--- Begin ---

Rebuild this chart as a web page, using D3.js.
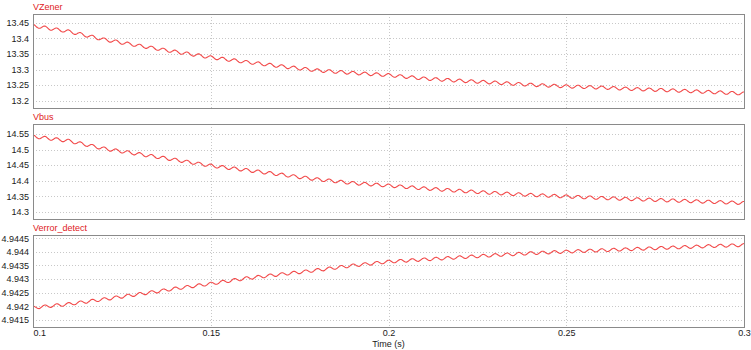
<!DOCTYPE html>
<html>
<head>
<meta charset="utf-8">
<script src="https://cdn.jsdelivr.net/npm/d3@7"></script>
<style>
  body { margin: 0; background: #fff; }
  svg { display: block; font-family: "Liberation Sans", Arial, sans-serif; }
</style>
</head>
<body>
<svg id="chart" width="751" height="350"></svg>
<script>
// Sample times (s) for the slow trend of each trace
const times = [0.10, 0.11, 0.12, 0.13, 0.14, 0.15, 0.16, 0.17, 0.18, 0.19, 0.20,
               0.21, 0.22, 0.23, 0.24, 0.25, 0.26, 0.27, 0.28, 0.29, 0.30];

// Trend values
const vzener = [13.440, 13.422, 13.396, 13.376, 13.357, 13.339, 13.324, 13.310, 13.297, 13.289, 13.282,
                13.271, 13.264, 13.258, 13.251, 13.246, 13.242, 13.237, 13.233, 13.228, 13.223];
const vbus = [14.542, 14.528, 14.503, 14.485, 14.467, 14.448, 14.434, 14.419, 14.404, 14.392, 14.384,
              14.375, 14.367, 14.360, 14.354, 14.349, 14.344, 14.340, 14.336, 14.332, 14.328];
const verror = [4.94195, 4.94208, 4.94226, 4.94245, 4.94265, 4.94283, 4.94303, 4.94318, 4.94333, 4.94350, 4.94364,
                4.94372, 4.94380, 4.94388, 4.94395, 4.94401, 4.94406, 4.94411, 4.94416, 4.94421, 4.94425];

// Switching ripple seen on every trace (frequency and half amplitude)
const rippleHz = 300;
const rippleAmp = { vzener: 0.005, vbus: 0.005, verror: 0.000055 };

// Axis ticks
const xTicks = [0.1, 0.15, 0.2, 0.25, 0.3];
const vzenerTicks = [13.2, 13.25, 13.3, 13.35, 13.4, 13.45];
const vbusTicks = [14.3, 14.35, 14.4, 14.45, 14.5, 14.55];
const verrorTicks = [4.9415, 4.942, 4.9425, 4.943, 4.9435, 4.944, 4.9445];

const panels = [
    { name: "VZener", values: vzener, amp: rippleAmp.vzener, ticks: vzenerTicks,
      domain: [13.1766, 13.4779], top: 14, bottom: 108 },
    { name: "Vbus", values: vbus, amp: rippleAmp.vbus, ticks: vbusTicks,
      domain: [14.2765, 14.5822], top: 124, bottom: 219 },
    { name: "Verror_detect", values: verror, amp: rippleAmp.verror, ticks: verrorTicks,
      domain: [4.94124, 4.94462], top: 235, bottom: 327 }
];

const left = 33, right = 744;
const svg = d3.select("#chart");

const x = d3.scaleLinear().domain([0.1, 0.3]).range([left, right]);

panels.forEach(p => {
    const y = d3.scaleLinear().domain(p.domain).range([p.bottom, p.top]);
    const trend = d3.scaleLinear().domain(times).range(p.values);

    // Gridlines
    const grid = svg.append("g").attr("class", "grid")
        .attr("stroke", "#c8c8c8")
        .attr("stroke-dasharray", "1,2")
        .attr("shape-rendering", "crispEdges");
    grid.selectAll("line.h").data(p.ticks).join("line")
        .attr("class", "h")
        .attr("x1", left).attr("x2", right)
        .attr("y1", d => Math.round(y(d)) + 0.5)
        .attr("y2", d => Math.round(y(d)) + 0.5);
    grid.selectAll("line.v").data(xTicks.slice(1, -1)).join("line")
        .attr("class", "v")
        .attr("y1", p.top).attr("y2", p.bottom)
        .attr("x1", d => Math.round(x(d)) + 0.5)
        .attr("x2", d => Math.round(x(d)) + 0.5);

    // Y axis labels
    const yAxis = d3.axisLeft(y).tickValues(p.ticks).tickSize(0).tickPadding(4)
        .tickFormat(d3.format("~g"));
    const ga = svg.append("g")
        .attr("transform", `translate(${left},0)`)
        .call(yAxis);
    ga.select(".domain").remove();
    ga.selectAll("text")
        .attr("fill", "#1a1a1a")
        .style("font-size", "9px");

    // Trace
    const step = 1 / rippleHz / 16;
    const pts = d3.range(0.1, 0.3 + step / 2, step).map(t => ({
        t: t,
        v: trend(t) + p.amp * Math.sin(2 * Math.PI * rippleHz * (t - 0.1) + Math.PI / 2)
    }));
    const line = d3.line().x(d => x(d.t)).y(d => y(d.v)).curve(d3.curveMonotoneX);
    svg.append("path")
        .datum(pts)
        .attr("fill", "none")
        .attr("stroke", "#f24a4a")
        .attr("stroke-width", 1.1)
        .attr("d", line);

    // Frame
    svg.append("rect")
        .attr("x", left + 0.5).attr("y", p.top + 0.5)
        .attr("width", right - left).attr("height", p.bottom - p.top)
        .attr("fill", "none")
        .attr("stroke", "#8a8a8a")
        .attr("stroke-width", 1);

    // Trace name
    svg.append("text")
        .attr("x", left)
        .attr("y", p.top - 4)
        .attr("fill", "#e0201c")
        .style("font-size", "9px")
        .text(p.name);
});

// X axis under the last panel
const last = panels[panels.length - 1];
const xAxis = d3.axisBottom(x).tickValues(xTicks).tickSize(0).tickPadding(3)
    .tickFormat(d3.format("~g"));
const gx = svg.append("g")
    .attr("transform", `translate(0,${last.bottom})`)
    .call(xAxis);
gx.select(".domain").remove();
gx.selectAll("text").attr("fill", "#1a1a1a").style("font-size", "9px");
gx.selectAll(".tick").filter((d, i) => i === 0).select("text").attr("text-anchor", "start");

svg.append("text")
    .attr("x", x(0.2))
    .attr("y", 346.5)
    .attr("text-anchor", "middle")
    .attr("fill", "#1a1a1a")
    .style("font-size", "9px")
    .text("Time (s)");
</script>
</body>
</html>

--- End ---

From the opening line of the listing above through the line bearing "0.21, 0.22, 0.23, 0.24, 0.25, 0.26, 0.27, 0.28, 0.29, 0.30];", repeat each line exactly. Drop every picture.

EXERCISE RESPONSE
Rebuild this chart as a web page, using D3.js.
<!DOCTYPE html>
<html>
<head>
<meta charset="utf-8">
<script src="https://cdn.jsdelivr.net/npm/d3@7"></script>
<style>
  body { margin: 0; background: #fff; }
  svg { display: block; font-family: "Liberation Sans", Arial, sans-serif; }
</style>
</head>
<body>
<svg id="chart" width="751" height="350"></svg>
<script>
// Sample times (s) for the slow trend of each trace
const times = [0.10, 0.11, 0.12, 0.13, 0.14, 0.15, 0.16, 0.17, 0.18, 0.19, 0.20,
               0.21, 0.22, 0.23, 0.24, 0.25, 0.26, 0.27, 0.28, 0.29, 0.30];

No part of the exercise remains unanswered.